Working in a large commercial Johannesburg Architect’s Office, I gained experience on large retail and residential projects before qualifying and registering as a Professional Architect in South Africa. My long held dream was realized when I left formal employment to start my own solo practice, which I enjoyed running for over eight years. After experiencing a period of personal tragedies, including an unexpected divorce, I finally emigrated to Sydney Australia to settle with my lovely new Australian wife. Blissfully content, I am now the proud father of my first born, a constantly smiling baby boy.
My design philosophy, despite my being a product of a late modernist school of architecture, leans towards the intuitive rather than focussing exclusively on cold rational planning. Surely there has to be more to architecture than just drawing functional buildings. To me the challenge is all about orchestrating spaces, creating a sense of place.
Sydney is a fascinating city, a mosaic of the beautiful and the banal; the sophisticated and the ordinary. Beautiful tree lined streets of modest, character-filled federation cottages are too often rudely interrupted by looming 60s, 70s and 80s high-rise blocks of cheaply built flats. As an aside, it is ironic just how unaffordable these boxes are today, quite in contrast to the original architectural movement’s socialist principles.
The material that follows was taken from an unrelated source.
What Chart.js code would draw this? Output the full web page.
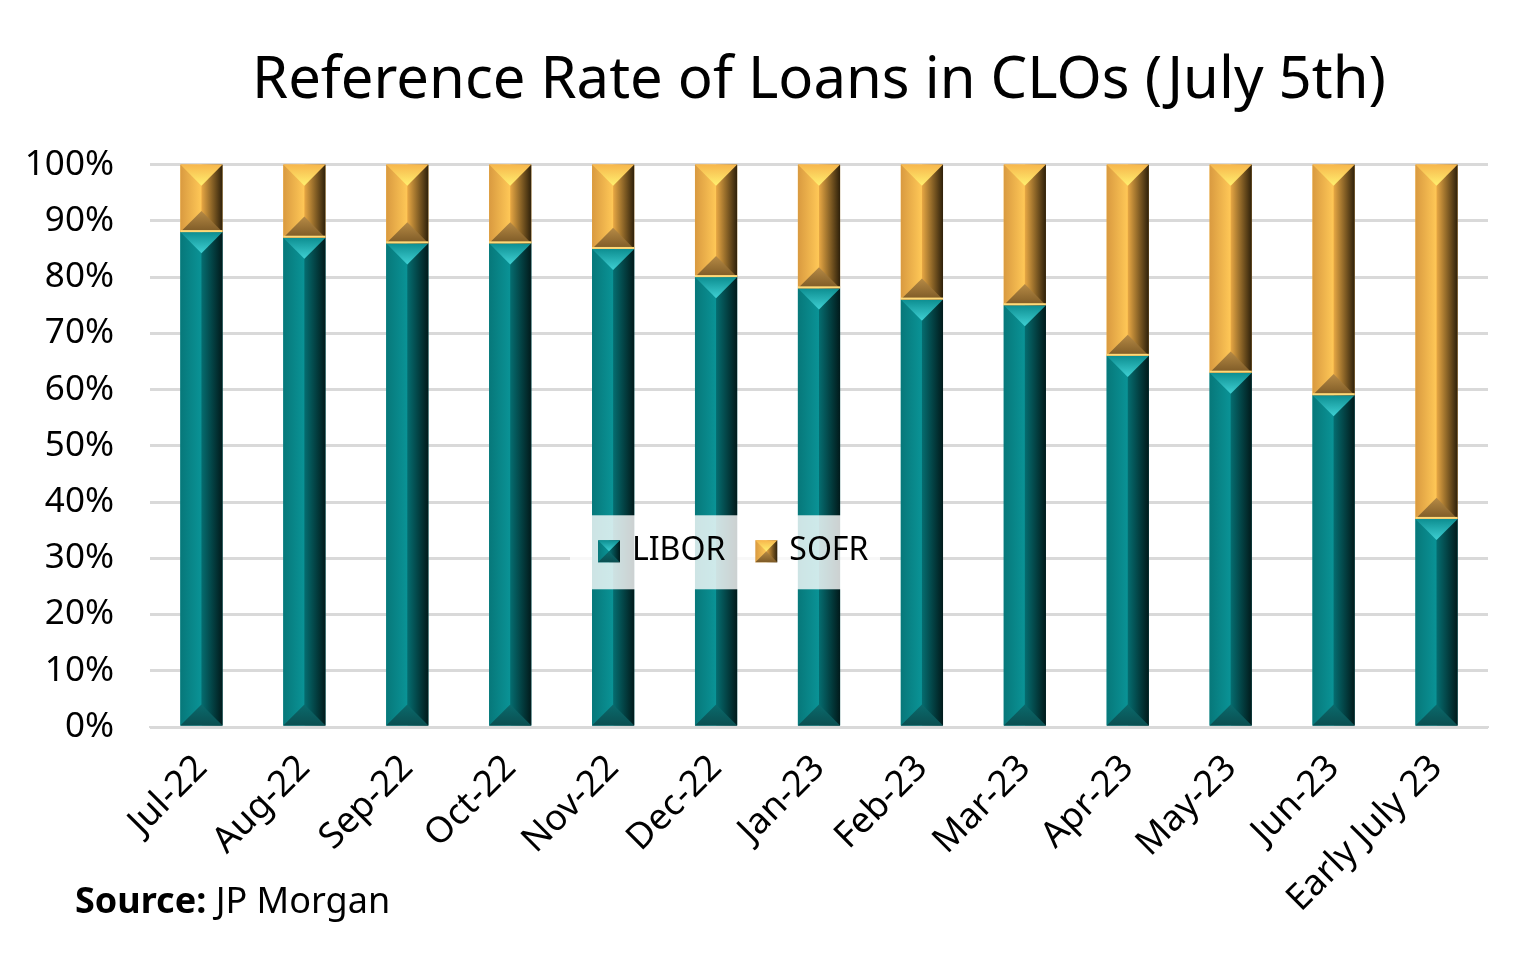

It is true that modernism has left its legacy but look a little closer and you will find beautiful pockets within suburbs that are now jealously guarded by their councils against rogue developers.
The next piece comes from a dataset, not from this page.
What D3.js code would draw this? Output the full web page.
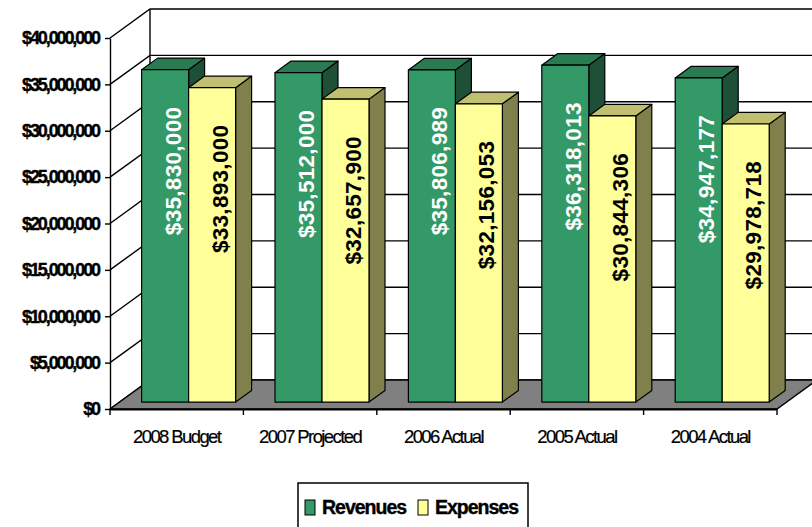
<!DOCTYPE html>
<html>
<head>
<meta charset="utf-8">
<script src="https://cdn.jsdelivr.net/npm/d3@7"></script>
<style>
  body { margin: 0; background: #fff; }
  svg { display: block; font-family: "Liberation Sans", Arial, sans-serif; }
</style>
</head>
<body>
<svg id="chart" width="812" height="527"></svg>
<script>
const categories = ['2008 Budget', '2007 Projected', '2006 Actual', '2005 Actual', '2004 Actual'];
const seriesNames = ['Revenues', 'Expenses'];
const revenues = [35830000, 35512000, 35806989, 36318013, 34947177];
const expenses = [33893000, 32657900, 32156053, 30844306, 29978718];
const yTicks = [0, 5000000, 10000000, 15000000, 20000000, 25000000, 30000000, 35000000, 40000000];

const colors = {
    Revenues: { front: '#339966', top: '#2a7a52', side: '#1e5037', text: '#fff' },
    Expenses: { front: '#ffff99', top: '#c0c070', side: '#80804c', text: '#000' }
};

// 3d depth of the plot box
const depth_x = 40, depth_y = -29;
const bar_z0 = 0.24, bar_z1 = 0.64;

const svg = d3.select('#chart');

const x = d3.scaleBand().domain(categories).range([110, 777]);
const xs = d3.scaleBand().domain(seriesNames).range([22, 116]);
const y = d3.scaleLinear().domain([0, 40000000]).range([409, 38]);

// project a front-plane point back by z (0..1)
const P = (px, py, z) => [px + z * depth_x, py + z * depth_y];
const poly = pts => pts.map(p => p.join(',')).join(' ');

const x0 = x.range()[0], x1 = x.range()[1];
const yTop = y(40000000), yBot = y(0);

// left wall
svg.append('polygon')
    .attr('points', poly([P(x0, yTop, 0), P(x0, yTop, 1), P(x0, yBot, 1), P(x0, yBot, 0)]))
    .attr('fill', '#fff');

// grid lines: left wall diagonals + back wall horizontals
yTicks.forEach(t => {
    const a = P(x0, y(t), 0), b = P(x0, y(t), 1), c = P(x1, y(t), 1);
    svg.append('polyline')
        .attr('points', poly([a, b, c]))
        .attr('fill', 'none')
        .attr('stroke', '#000')
        .attr('stroke-width', 1.4);
});
// back wall left edge
svg.append('line')
    .attr('x1', P(x0, yTop, 1)[0]).attr('y1', P(x0, yTop, 1)[1])
    .attr('x2', P(x0, yBot, 1)[0]).attr('y2', P(x0, yBot, 1)[1])
    .attr('stroke', '#000').attr('stroke-width', 1.4);

// floor
svg.append('polygon')
    .attr('points', poly([P(x0, yBot, 0), P(x1, yBot, 0), P(x1, yBot, 1), P(x0, yBot, 1)]))
    .attr('fill', '#808080')
    .attr('stroke', '#000')
    .attr('stroke-width', 1.4);
svg.append('line')
    .attr('x1', x0).attr('y1', yBot + 0.5).attr('x2', x1).attr('y2', yBot + 0.5)
    .attr('stroke', '#000').attr('stroke-width', 2.2);

// bars
const rows = [];
categories.forEach((c, i) => {
    rows.push({ cat: c, s: 'Revenues', v: revenues[i] });
    rows.push({ cat: c, s: 'Expenses', v: expenses[i] });
});

const bars = svg.append('g').selectAll('g')
    .data(rows)
    .join('g');

bars.each(function (d) {
    const g = d3.select(this);
    const l = x(d.cat) + xs(d.s), r = l + xs.bandwidth();
    const t = y(d.v), b = y(0);
    const col = colors[d.s];
    const stroke = sel => sel.attr('stroke', '#000').attr('stroke-width', 1.2).attr('stroke-linejoin', 'round');
    // side
    g.append('polygon')
        .attr('points', poly([P(r, t, bar_z0), P(r, t, bar_z1), P(r, b, bar_z1), P(r, b, bar_z0)]))
        .attr('fill', col.side).call(stroke);
    // top
    g.append('polygon')
        .attr('points', poly([P(l, t, bar_z0), P(l, t, bar_z1), P(r, t, bar_z1), P(r, t, bar_z0)]))
        .attr('fill', col.top).call(stroke);
    // front
    g.append('polygon')
        .attr('points', poly([P(l, t, bar_z0), P(r, t, bar_z0), P(r, b, bar_z0), P(l, b, bar_z0)]))
        .attr('fill', col.front).call(stroke);
});

// value labels
const fmt = d3.format('$,');
bars.append('text')
    .attr('transform', d => {
        const cx = x(d.cat) + xs(d.s) + xs.bandwidth() / 2;
        const p = P(cx, y(d.v), (bar_z0 + bar_z1) / 2);
        return `translate(${p[0]},${p[1] + 107}) rotate(-90)`;
    })
    .attr('text-anchor', 'middle')
    .attr('dominant-baseline', 'central')
    .attr('font-size', 22.5)
    .attr('font-weight', 'bold')
    .attr('letter-spacing', 0.3)
    .attr('fill', d => colors[d.s].text)
    .text(d => fmt(d.v));

// y axis
const yAxis = d3.axisLeft(y)
    .tickValues(yTicks)
    .tickFormat(d3.format('$,'))
    .tickSizeInner(5)
    .tickSizeOuter(0)
    .tickPadding(6);

const ya = svg.append('g')
    .attr('transform', `translate(${x0},0)`)
    .call(yAxis);
ya.select('.domain').attr('stroke', '#000').attr('stroke-width', 1.4);
ya.selectAll('.tick line').attr('stroke', '#000').attr('stroke-width', 1.4);
ya.selectAll('.tick text')
    .attr('font-family', '"Liberation Sans", Arial, sans-serif')
    .attr('font-size', 18)
    .attr('font-weight', 'bold')
    .attr('letter-spacing', -2.1)
    .attr('stroke', '#000')
    .attr('stroke-width', 0.4)
    .attr('fill', '#000');

// x axis: ticks on category boundaries
const xa = svg.append('g');
const bounds = categories.map(c => x(c)).concat([x1]);
xa.selectAll('line')
    .data(bounds)
    .join('line')
    .attr('x1', d => d).attr('x2', d => d)
    .attr('y1', yBot).attr('y2', yBot + 6)
    .attr('stroke', '#000').attr('stroke-width', 1.4);
xa.selectAll('text')
    .data(categories)
    .join('text')
    .attr('x', d => x(d) + x.bandwidth() / 2)
    .attr('y', 443)
    .attr('text-anchor', 'middle')
    .attr('font-size', 18.5)
    .attr('letter-spacing', -1.6)
    .attr('stroke', '#000')
    .attr('stroke-width', 0.2)
    .text(d => d);

// legend
const legend = svg.append('g');
legend.append('rect')
    .attr('x', 298).attr('y', 483)
    .attr('width', 230).attr('height', 60)
    .attr('fill', '#fff')
    .attr('stroke', '#000')
    .attr('stroke-width', 1.5);
const legX = [305, 418];
seriesNames.forEach((s, i) => {
    legend.append('rect')
        .attr('x', legX[i]).attr('y', 500)
        .attr('width', 10).attr('height', 15)
        .attr('fill', colors[s].front)
        .attr('stroke', '#000')
        .attr('stroke-width', 1);
    legend.append('text')
        .attr('x', legX[i] + 17).attr('y', 514)
        .attr('font-size', 19.5)
        .attr('font-weight', 'bold')
        .attr('letter-spacing', -1)
        .attr('stroke', '#000')
        .attr('stroke-width', 0.4)
        .text(s);
});
</script>
</body>
</html>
It is tragic that high-density living has taken on such a poor image within a thriving city when there are many surviving examples of how to create multi unit buildings with character. Still ever popular as a housing option, the arts & crafts and art deco periods blessed us with domestic scale apartment buildings that have survived the ravages of time, like gracious old ladies, polite and welcoming.

Neighbouring on the other side, an awful 70s block stands parked, oblivious to its context, glass sliding doors displaying their occupants’ private lives to the street like shop fronts. Hiding desperately behind curtains are the lives of humans in their most vulnerable condition. Across the street stand similar edifices to 60s indifference.
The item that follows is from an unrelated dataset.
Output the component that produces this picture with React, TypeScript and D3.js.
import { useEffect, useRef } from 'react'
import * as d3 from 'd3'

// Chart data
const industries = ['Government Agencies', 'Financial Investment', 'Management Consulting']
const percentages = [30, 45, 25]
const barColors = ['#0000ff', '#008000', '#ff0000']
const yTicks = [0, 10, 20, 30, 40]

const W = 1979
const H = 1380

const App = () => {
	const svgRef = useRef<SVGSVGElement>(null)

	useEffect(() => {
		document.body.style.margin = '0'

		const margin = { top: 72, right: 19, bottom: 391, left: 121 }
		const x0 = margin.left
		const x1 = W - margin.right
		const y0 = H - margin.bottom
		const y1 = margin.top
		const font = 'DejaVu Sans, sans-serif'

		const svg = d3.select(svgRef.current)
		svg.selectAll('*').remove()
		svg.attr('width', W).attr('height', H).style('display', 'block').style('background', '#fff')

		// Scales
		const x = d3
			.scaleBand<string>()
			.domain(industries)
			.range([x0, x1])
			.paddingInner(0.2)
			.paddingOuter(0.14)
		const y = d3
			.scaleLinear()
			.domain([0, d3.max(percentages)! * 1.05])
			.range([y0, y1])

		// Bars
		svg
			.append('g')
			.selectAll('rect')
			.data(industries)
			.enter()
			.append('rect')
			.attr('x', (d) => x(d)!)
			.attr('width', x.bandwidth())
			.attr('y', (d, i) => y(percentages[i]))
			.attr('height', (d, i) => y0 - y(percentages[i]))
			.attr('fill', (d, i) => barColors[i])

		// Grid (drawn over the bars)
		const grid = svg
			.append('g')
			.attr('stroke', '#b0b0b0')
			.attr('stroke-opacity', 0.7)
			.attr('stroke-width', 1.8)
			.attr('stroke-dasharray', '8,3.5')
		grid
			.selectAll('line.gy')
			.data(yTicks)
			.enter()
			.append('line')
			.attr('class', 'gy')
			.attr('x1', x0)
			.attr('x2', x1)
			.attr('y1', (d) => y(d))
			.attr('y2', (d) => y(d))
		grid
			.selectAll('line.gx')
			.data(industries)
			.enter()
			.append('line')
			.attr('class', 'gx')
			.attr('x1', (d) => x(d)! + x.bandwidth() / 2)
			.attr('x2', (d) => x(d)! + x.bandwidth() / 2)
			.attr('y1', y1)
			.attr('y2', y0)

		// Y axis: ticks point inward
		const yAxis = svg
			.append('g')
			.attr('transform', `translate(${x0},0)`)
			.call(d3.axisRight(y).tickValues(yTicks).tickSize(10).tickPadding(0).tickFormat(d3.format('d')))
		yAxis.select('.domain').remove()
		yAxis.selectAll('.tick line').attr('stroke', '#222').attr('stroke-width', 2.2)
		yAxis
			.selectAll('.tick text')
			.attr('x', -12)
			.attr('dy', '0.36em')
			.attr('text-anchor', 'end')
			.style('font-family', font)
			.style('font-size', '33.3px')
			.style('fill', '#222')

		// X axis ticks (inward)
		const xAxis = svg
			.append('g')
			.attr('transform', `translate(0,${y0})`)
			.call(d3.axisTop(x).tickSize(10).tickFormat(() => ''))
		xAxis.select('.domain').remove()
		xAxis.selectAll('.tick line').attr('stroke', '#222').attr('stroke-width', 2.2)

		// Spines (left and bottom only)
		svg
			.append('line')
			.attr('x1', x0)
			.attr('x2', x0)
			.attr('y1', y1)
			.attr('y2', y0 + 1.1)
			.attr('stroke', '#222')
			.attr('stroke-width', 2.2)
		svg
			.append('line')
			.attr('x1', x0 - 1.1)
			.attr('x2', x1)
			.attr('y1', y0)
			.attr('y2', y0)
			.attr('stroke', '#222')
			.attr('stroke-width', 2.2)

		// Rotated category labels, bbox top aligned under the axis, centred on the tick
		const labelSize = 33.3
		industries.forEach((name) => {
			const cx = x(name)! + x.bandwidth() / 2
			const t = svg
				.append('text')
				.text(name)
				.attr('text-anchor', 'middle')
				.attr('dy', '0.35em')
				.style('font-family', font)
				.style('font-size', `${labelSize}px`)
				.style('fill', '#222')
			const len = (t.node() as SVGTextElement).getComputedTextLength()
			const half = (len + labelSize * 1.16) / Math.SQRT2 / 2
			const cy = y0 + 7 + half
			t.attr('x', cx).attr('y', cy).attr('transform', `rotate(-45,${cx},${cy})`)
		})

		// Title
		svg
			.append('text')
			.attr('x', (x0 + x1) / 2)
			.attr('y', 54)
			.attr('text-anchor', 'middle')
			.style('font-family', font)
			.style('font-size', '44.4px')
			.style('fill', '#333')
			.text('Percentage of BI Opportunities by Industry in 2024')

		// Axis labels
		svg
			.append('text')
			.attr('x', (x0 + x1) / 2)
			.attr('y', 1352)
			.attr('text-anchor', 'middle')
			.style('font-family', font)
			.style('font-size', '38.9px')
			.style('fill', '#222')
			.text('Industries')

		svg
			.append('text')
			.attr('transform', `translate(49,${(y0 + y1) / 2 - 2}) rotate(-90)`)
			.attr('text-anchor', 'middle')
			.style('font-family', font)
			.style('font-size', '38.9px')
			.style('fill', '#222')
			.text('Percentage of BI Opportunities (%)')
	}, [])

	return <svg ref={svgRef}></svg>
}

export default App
Thankfully, perhaps due to strict planning legislation or perhaps as a result of a more discerning contemporary market, newcomers to the streets of Sydney are on the whole more positive contributors. Perhaps developers and architects care more now, whatever the case, no one can argue with the outcomes. To quote the outspoken master architect, Frank Lloyd Wright: “A doctor can bury his mistakes but an architect can only advise his clients to plant vines.” I have no doubt that, had it not been for the fact that many towers were strata owned, the citizens of Sydney would have them imploded (like Pruitt Igoe in St Louis) and replaced by more pleasant buildings.
In my mind, an education in architecture is as much about experiencing life and learning from visiting places as it is about learning from books. Every young student of architecture has their own library of travels and experiences, mine was highly influenced by a love of medieval European Villages. I had, from an early age, been privileged to visit many places in Europe, accompanying my mother who was keen to impart on me her love of France in particular. My father on the other hand, always the dedicated farmer, was attached to the African land, which is where, when we were not traveling or visiting my mother's family in England, I had my first experiences of building. Winter seasons were comparatively mild and dry in Africa, allowing the ideal opportunity for erecting sheds and extensions to the family home.
university years were largely spent under the influence of tutors and lecturers partial to Le Corbusier, the Bauhaus and later, in particular, Rem Koolhaas. Never a blind follower, I favored the work of Frank Lloyd Wright and (later) Frank Gehry, but mostly my own interpretations. In contrast to what I perceived as purely rational architecture, I found creative refuge in works that focused on texture and human scale. The majority of my studio projects ended up being different from the group, sometimes acknowledged and rewarded with distinction, sometimes not.
Throughout my career I have continued to seek out interesting and personally rewarding projects. The reality of commercial life is that one has to earn a living and it is rare that architects are able to claim to have done only their own preferred work. Alas, it is one of the laws of architectural practice that a project is as successful as its client is willing. Perhaps it is wishful thinking, but I consider myself quite fortunate in this regard. The majority of my projects, although almost exclusively built to a tight budget, each present a memorable and rewarding journey. The challenge in my mind, is to rise to the occasion, to adapt and to bring the creative energy to unlock the hidden potential within every project. More than drawing buildings, the reward lies in creating appropriate places, which promise to endure cherished in the lives of the community.